The general counsel of the troubled National Bank of Washington, Ronald G. Nathan, has resigned from his post and from the bank's board of director, the bank's chief executive, Dale Jernberg, said yesterday.
Nathan, whose Washington law office said he was in New York and unavailable for comment, also has been a lawyers for factions of the United Mine Workers of America. The UMW is NBW's principal shareholder.
Nathan also is an investor in an energy investment venture involving another former bank director, Bruce Lyons, a partner in the troubled local real estate firm of Holland & Lyons Associates Inc. The gas well venture received a $1 million loan from the bank.
Lyons resigned from the NBW board earlier this year in light of Lyon's holding of more than $3.6 million in loans to the bank, most of which were delinquent.
These transactions and a series of other questionable loans to bank director and others are the target of both internal and grand jury investigations. Both sets of probers are looking into the loans and the influence the UMW may have over the bank's operations.
Jernberg, the bank's chairman and president, said Nathan's resignation became effective on Aug. 4, Nathan did not give the reasons for his resignation in the letter, Jernberg said.
In 1978, Nathan's firm, which was then known as Nathan & Mause, received more than $91,000 in legal fees from the bank.
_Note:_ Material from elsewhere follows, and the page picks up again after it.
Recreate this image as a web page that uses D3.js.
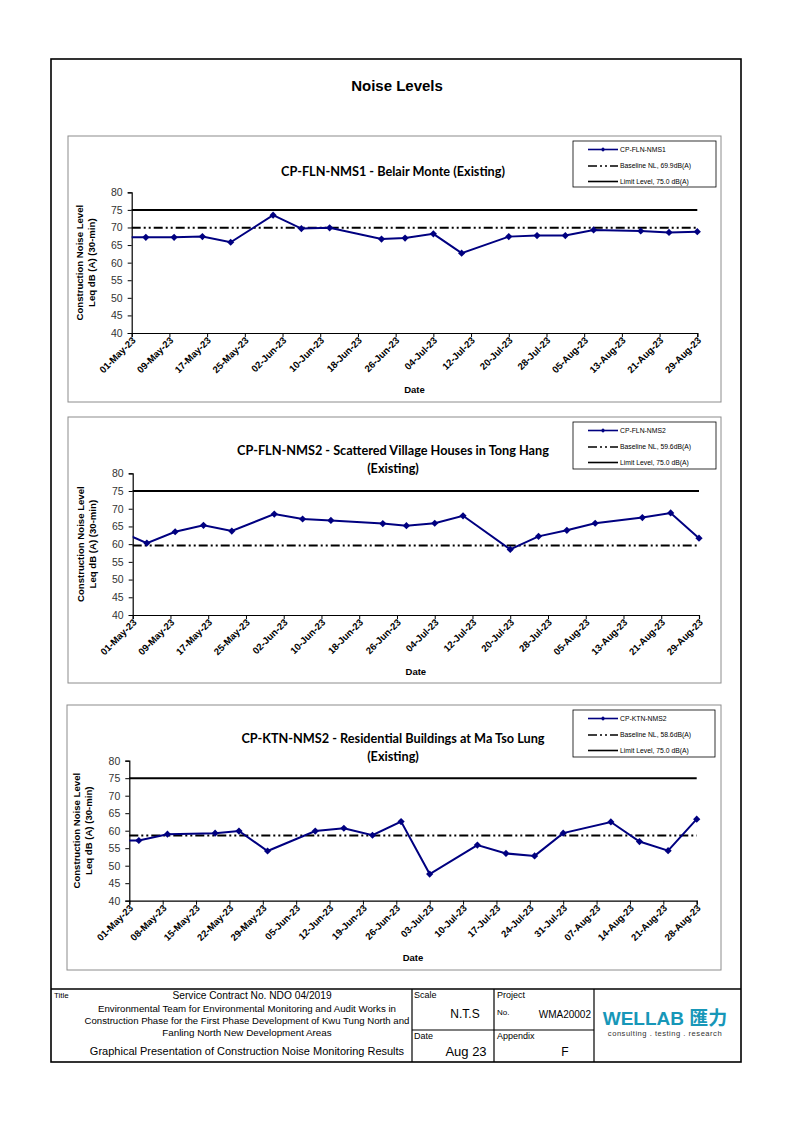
<!DOCTYPE html>
<html>
<head>
<meta charset="utf-8">
<script src="https://cdn.jsdelivr.net/npm/d3@7/dist/d3.min.js"></script>
<style>
  html, body { margin: 0; padding: 0; background: #fff; }
  svg { display: block; }
  .ax text { font-family: "Liberation Sans", Arial, sans-serif; }
</style>
</head>
<body>
<svg id="page" width="794" height="1123"></svg>
<script>
// ---------------- DATA ----------------
const yTicks = [40, 45, 50, 55, 60, 65, 70, 75, 80];

const xTicks1 = ["01-May-23","09-May-23","17-May-23","25-May-23","02-Jun-23","10-Jun-23","18-Jun-23","26-Jun-23","04-Jul-23","12-Jul-23","20-Jul-23","28-Jul-23","05-Aug-23","13-Aug-23","21-Aug-23","29-Aug-23"];
const xTicks2 = xTicks1;
const xTicks3 = ["01-May-23","08-May-23","15-May-23","22-May-23","29-May-23","05-Jun-23","12-Jun-23","19-Jun-23","26-Jun-23","03-Jul-23","10-Jul-23","17-Jul-23","24-Jul-23","31-Jul-23","07-Aug-23","14-Aug-23","21-Aug-23","28-Aug-23"];

// CP-FLN-NMS1
const dates1  = ["2023-04-27","2023-05-04","2023-05-10","2023-05-16","2023-05-22","2023-05-31","2023-06-06","2023-06-12","2023-06-23","2023-06-28","2023-07-04","2023-07-10","2023-07-20","2023-07-26","2023-08-01","2023-08-07","2023-08-17","2023-08-23","2023-08-29"];
const values1 = [67.2, 67.2, 67.2, 67.4, 65.8, 73.5, 69.7, 69.9, 66.7, 67.0, 68.2, 62.7, 67.4, 67.7, 67.7, 69.3, 69.0, 68.6, 68.8];
const baseline1 = 69.9;
const limit1 = 75.0;

// CP-FLN-NMS2
const dates2  = ["2023-04-27","2023-05-04","2023-05-10","2023-05-16","2023-05-22","2023-05-31","2023-06-06","2023-06-12","2023-06-23","2023-06-28","2023-07-04","2023-07-10","2023-07-20","2023-07-26","2023-08-01","2023-08-07","2023-08-17","2023-08-23","2023-08-29"];
const values2 = [64.4, 60.3, 63.5, 65.3, 63.7, 68.5, 67.1, 66.7, 65.8, 65.2, 65.9, 68.0, 58.5, 62.2, 63.9, 65.9, 67.5, 68.8, 61.7];
const baseline2 = 59.6;
const limit2 = 75.0;

// CP-KTN-NMS2
const dates3  = ["2023-04-26","2023-05-03","2023-05-09","2023-05-19","2023-05-24","2023-05-30","2023-06-09","2023-06-15","2023-06-21","2023-06-27","2023-07-03","2023-07-13","2023-07-19","2023-07-25","2023-07-31","2023-08-10","2023-08-16","2023-08-22","2023-08-28"];
const values3 = [57.2, 57.2, 59.0, 59.3, 59.9, 54.2, 59.9, 60.7, 58.7, 62.6, 47.6, 55.9, 53.5, 52.8, 59.3, 62.5, 56.9, 54.3, 63.3];
const baseline3 = 58.6;
const limit3 = 75.0;

const series = [
  { id: 1, name: "CP-FLN-NMS1", titleLines: ["CP-FLN-NMS1 - Belair Monte (Existing)"],
    dates: dates1, values: values1, baseline: baseline1, limit: limit1, xTicks: xTicks1,
    baselineLabel: "Baseline NL,  69.9dB(A)", limitLabel: "Limit Level, 75.0 dB(A)" },
  { id: 2, name: "CP-FLN-NMS2", titleLines: ["CP-FLN-NMS2 - Scattered Village Houses in Tong Hang", "(Existing)"],
    dates: dates2, values: values2, baseline: baseline2, limit: limit2, xTicks: xTicks2,
    baselineLabel: "Baseline NL,  59.6dB(A)", limitLabel: "Limit Level, 75.0 dB(A)" },
  { id: 3, name: "CP-KTN-NMS2", titleLines: ["CP-KTN-NMS2 - Residential Buildings at Ma Tso Lung", "(Existing)"],
    dates: dates3, values: values3, baseline: baseline3, limit: limit3, xTicks: xTicks3,
    baselineLabel: "Baseline NL,  58.6dB(A)", limitLabel: "Limit Level, 75.0 dB(A)" }
];

// ---------------- LAYOUT ----------------
const layouts = [
  { box: [68, 136, 653, 266], x0: 131.7, x1: 697.3, yTop: 192.3, yBot: 333, titleY: 176, legend: [573, 141, 143, 46], dateY: 393 },
  { box: [68, 417, 653, 266], x0: 132.7, x1: 699, yTop: 473.3, yBot: 615, titleY: 455, legend: [573, 422, 143, 47], dateY: 675 },
  { box: [67, 705, 654, 265], x0: 129.3, x1: 696.7, yTop: 760.7, yBot: 900.7, titleY: 743, legend: [573, 710, 142, 47], dateY: 961 }
];

const svg = d3.select("#page");
const parseISO = d3.timeParse("%Y-%m-%d");
const parseTick = d3.timeParse("%d-%b-%y");
const NAVY = "#000080";
const SANS = "'Liberation Sans', Arial, Helvetica, sans-serif";
const TITLEF = "Lato, 'Open Sans', sans-serif";
const diamond = d3.symbol().type(d3.symbolSquare);

// outer frame
svg.append("rect").attr("x", 51).attr("y", 59).attr("width", 690).attr("height", 1003)
  .attr("fill", "none").attr("stroke", "#000").attr("stroke-width", 1.6);

svg.append("text").attr("x", 397).attr("y", 91).attr("text-anchor", "middle")
  .attr("font-family", SANS).attr("font-weight", "bold").attr("font-size", 15)
  .text("Noise Levels");

series.forEach((s, i) => {
  const L = layouts[i];
  const g = svg.append("g");
  g.append("rect").attr("x", L.box[0]).attr("y", L.box[1]).attr("width", L.box[2]).attr("height", L.box[3])
    .attr("fill", "#fff").attr("stroke", "#8c8c8c").attr("stroke-width", 1);

  const tickDates = s.xTicks.map(parseTick);
  const x = d3.scaleTime().domain([tickDates[0], tickDates[tickDates.length - 1]]).range([L.x0, L.x1]);
  const y = d3.scaleLinear().domain([40, 80]).range([L.yBot, L.yTop]);

  // title
  s.titleLines.forEach((t, k) => {
    g.append("text").attr("x", 393).attr("y", L.titleY + k * 18).attr("text-anchor", "middle")
      .attr("font-family", TITLEF).attr("font-weight", "bold").attr("font-size", 12.7).attr("fill", "#000").text(t);
  });

  // y axis
  const ya = g.append("g").attr("class", "ax").attr("transform", `translate(${L.x0},0)`)
    .call(d3.axisLeft(y).tickValues(yTicks).tickSize(4).tickPadding(5).tickFormat(d3.format("d")));
  ya.select(".domain").attr("stroke", "#000").attr("stroke-width", 1.2);
  ya.selectAll(".tick line").attr("stroke", "#000");
  ya.selectAll("text").attr("font-size", 10.5).attr("fill", "#333");

  // x axis
  const xa = g.append("g").attr("class", "ax").attr("transform", `translate(0,${L.yBot})`)
    .call(d3.axisBottom(x).tickValues(tickDates).tickSize(4).tickFormat(d3.timeFormat("%d-%b-%y")));
  xa.select(".domain").attr("stroke", "#000").attr("stroke-width", 1.2);
  xa.selectAll(".tick line").attr("stroke", "#000");
  xa.selectAll("text").attr("font-size", 9.6).attr("font-weight", "bold").attr("fill", "#000")
    .attr("text-anchor", "end").attr("dy", 0).attr("y", 0)
    .attr("transform", "translate(4,8) rotate(-45)");

  // axis titles
  const ycy = (L.yTop + L.yBot) / 2;
  g.append("text").attr("transform", `translate(${L.x0 - 49},${ycy}) rotate(-90)`).attr("text-anchor", "middle")
    .attr("font-family", SANS).attr("font-weight", "bold").attr("font-size", 9.6).text("Construction Noise Level");
  g.append("text").attr("transform", `translate(${L.x0 - 37},${ycy}) rotate(-90)`).attr("text-anchor", "middle")
    .attr("font-family", SANS).attr("font-weight", "bold").attr("font-size", 9.6).text("Leq dB (A) (30-min)");
  g.append("text").attr("x", (L.x0 + L.x1) / 2).attr("y", L.dateY).attr("text-anchor", "middle")
    .attr("font-family", SANS).attr("font-weight", "bold").attr("font-size", 9.5).text("Date");

  // reference lines
  const xr = x.range();
  g.append("line").attr("x1", xr[0]).attr("x2", xr[1]).attr("y1", y(s.limit)).attr("y2", y(s.limit))
    .attr("stroke", "#000").attr("stroke-width", 2);
  g.append("line").attr("x1", xr[0]).attr("x2", xr[1]).attr("y1", y(s.baseline)).attr("y2", y(s.baseline))
    .attr("stroke", "#000").attr("stroke-width", 2).attr("stroke-dasharray", "9,3,2,3,2,3");

  // series line, clipped to plot
  const clipId = "clip" + s.id;
  svg.append("clipPath").attr("id", clipId).append("rect")
    .attr("x", xr[0]).attr("y", L.yTop - 10).attr("width", xr[1] - xr[0] + 8).attr("height", L.yBot - L.yTop + 10);
  const pts = s.dates.map((d, k) => ({ d: parseISO(d), v: s.values[k] }));
  const inside = pts.filter(p => p.d >= tickDates[0]);
  const sg = g.append("g").attr("clip-path", `url(#${clipId})`);
  sg.append("path").datum(pts).attr("fill", "none").attr("stroke", NAVY).attr("stroke-width", 2)
    .attr("d", d3.line().x(p => x(p.d)).y(p => y(p.v)));
  g.selectAll(".mk" + s.id).data(inside).enter().append("path")
    .attr("transform", p => `translate(${x(p.d)},${y(p.v)}) rotate(45)`)
    .attr("d", diamond.size(26)).attr("fill", NAVY);

  // legend
  const [lx, ly, lw, lh] = L.legend;
  const lg = g.append("g");
  lg.append("rect").attr("x", lx).attr("y", ly).attr("width", lw).attr("height", lh)
    .attr("fill", "#fff").attr("stroke", "#000").attr("stroke-width", 0.8);
  const rows = [ly + 8.5, ly + 25, ly + 40.5];
  const sx0 = lx + 15, sx1 = lx + 45;
  lg.append("line").attr("x1", sx0).attr("x2", sx1).attr("y1", rows[0]).attr("y2", rows[0]).attr("stroke", NAVY).attr("stroke-width", 1.6);
  lg.append("path").attr("transform", `translate(${(sx0 + sx1) / 2},${rows[0]}) rotate(45)`)
    .attr("d", diamond.size(10)).attr("fill", NAVY);
  lg.append("line").attr("x1", sx0).attr("x2", sx1).attr("y1", rows[1]).attr("y2", rows[1]).attr("stroke", "#000").attr("stroke-width", 1.6).attr("stroke-dasharray", "9,3,2,3,2,3");
  lg.append("line").attr("x1", sx0).attr("x2", sx1).attr("y1", rows[2]).attr("y2", rows[2]).attr("stroke", "#000").attr("stroke-width", 1.6);
  [s.name, s.baselineLabel, s.limitLabel].forEach((t, k) => {
    lg.append("text").attr("x", sx1 + 2).attr("y", rows[k] + 2.4).attr("font-family", SANS)
      .attr("font-size", 6.8).attr("fill", "#000").text(t);
  });
});

// ---------------- FOOTER ----------------
const NARROW = "'Liberation Sans Narrow', 'Arial Narrow', 'Liberation Sans', sans-serif";
const ft = svg.append("g");
ft.append("line").attr("x1", 51).attr("x2", 741).attr("y1", 989).attr("y2", 989).attr("stroke", "#000").attr("stroke-width", 1.6);
[412, 494, 594].forEach(xv => ft.append("line").attr("x1", xv).attr("x2", xv).attr("y1", 989).attr("y2", 1062).attr("stroke", "#000").attr("stroke-width", 1.2));
ft.append("line").attr("x1", 412).attr("x2", 594).attr("y1", 1030).attr("y2", 1030).attr("stroke", "#000").attr("stroke-width", 1.2);

function ftext(t, xx, yy, size, anchor, fam, weight, fill, ls) {
  ft.append("text").attr("x", xx).attr("y", yy).attr("font-size", size).attr("text-anchor", anchor || "start")
    .attr("font-family", fam || NARROW).attr("font-weight", weight || "normal").attr("fill", fill || "#000")
    .attr("letter-spacing", ls || 0).text(t);
}
ftext("Title", 54, 998, 8);
ftext("Service Contract No. NDO 04/2019", 252, 999, 10.2, "middle");
ftext("Environmental Team for Environmental Monitoring and Audit Works in", 247, 1012, 9.7, "middle");
ftext("Construction Phase for the First Phase Development of Kwu Tung North and", 247, 1024, 9.6, "middle");
ftext("Fanling North New Development Areas", 247, 1036, 9.8, "middle");
ftext("Graphical Presentation of Construction Noise Monitoring Results", 247, 1055, 11, "middle");
ftext("Scale", 414, 998, 9);
ftext("N.T.S", 465, 1018, 12, "middle");
ftext("Project", 497, 998, 9);
ftext("No.", 497, 1015, 8);
ftext("WMA20002", 591, 1018, 10, "end");
ftext("Date", 414, 1039, 9);
ftext("Aug 23", 466, 1056, 13, "middle");
ftext("Appendix", 497, 1039, 9);
ftext("F", 565, 1056, 12, "middle");
ftext("WELLAB 匯力", 665, 1025, 19, "middle", "'Liberation Sans', 'Noto Sans CJK TC', sans-serif", "bold", "#1797b8");
ftext("consulting . testing . research", 665, 1036, 7.6, "middle", "'Liberation Sans', sans-serif", "normal", "#333", 0.5);
</script>
</body>
</html>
Last year, Nathan, who is now with Kadison, Pfaelzer, Woodard, Quinn & Rossi, received close to $200,000 in legal fees from NBW.
Jernberg also said the bank's internal investigation -- which is being conducted by Gibson, Dunn & Crutcher, another local law firm -- would be completed and presumably presented to the bank's board of directors within 10 days.
Jernberg said it would be up to the board to determine how much, if any, of the internal report would be released to the public.
Among the transactions under investigation is a $4.5 million loan to Joseph E. Shamy, a New Jersey developer, who used the money to refinance the then-Laurel Raceway in Maryland.
When the loan was approved, Shamy already had defaulted on an earlier loan made to purchase primary interest in the race track and was the target of a federal investigation for misappropriating track funds. He was later convicted of those charges by a federal court in Baltimore.